O processo em que o ex-banqueiro foi acusado de burla qualificada está ainda à espera do recurso do MP. Em primeira instância, João Rendeiro foi absolvido. O MP recorreu nessa altura para o Tribunal da Relação que decidiu que o processo baixasse de novo à primeira instância, para que uma última testemunha fosse ouvida. Mas a decisão de absolvição manteve-se. Agora, o Ministério vai interpor um segundo recurso.
O julgamento que se seguiu prendeu-se com o chamado processo principal do BPP. Nestes autos investigou-se a alegada falsificação da contabilidade do banco. O ex-presidente executivo foi acusado, em junho de 2014, pelo Departamento de Investigação e Ação Penal, de seis crimes de falsidade informática e um crime de falsificação de documento. Um processo que teve desenvolvimentos esta sexta-feira, com o MP a pedir pena de prisão entre sete e nove anos para Rendeiro, nas alegações finais do julgamento no Tribunal Criminal de Lisboa.

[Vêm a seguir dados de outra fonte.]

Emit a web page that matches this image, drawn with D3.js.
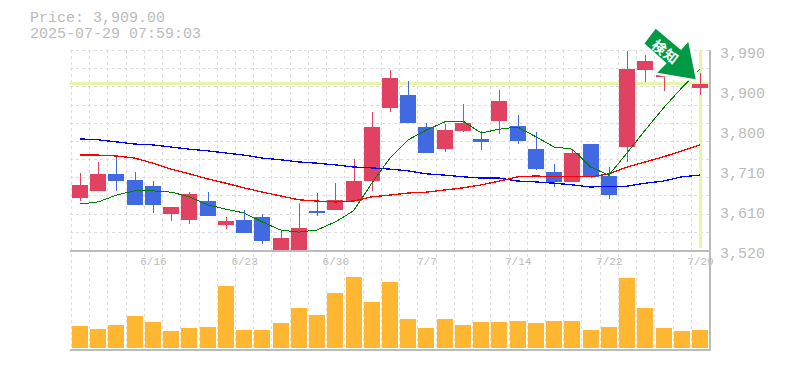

Para os outros ex-administradores, Paulo Guichard e Salvador Fezas, o MP pediu uma pena de prisão de sete a oito anos.
Mas não acaba aqui. Há um outro processo que diz respeito à terceira acusação produzida no âmbito do chamado caso BPP pela 9.ª secção do DIAP de Lisboa, num despacho. Estava em causa o alegado desvio de prémios e remunerações aprovadas pela Comissão de Vencimentos daquele banco, mas sem que os acionistas tivessem conhecimento. Além disso, Rendeiro e os restantes ex-administradores terão, de acordo com a acusação, utilizado fundos do banco para a concretização de investimentos pessoais.
Um conjunto de acusações a que se juntam ainda os clientes do banco. No chamado processo dos clientes estão em causa centenas de queixas por alegada burla que foram concentradas num inquérito no DIAP de Lisboa. Os clientes alegavam que tinham sido convencidos a investir em produtos vendidos como depósitos a prazo quando se tratavam na realidade de produtos estruturados de alto risco. Um capital que tem sido recuperado parcial ou totalmente, o que levou a maioria dos clientes a desistir das queixas.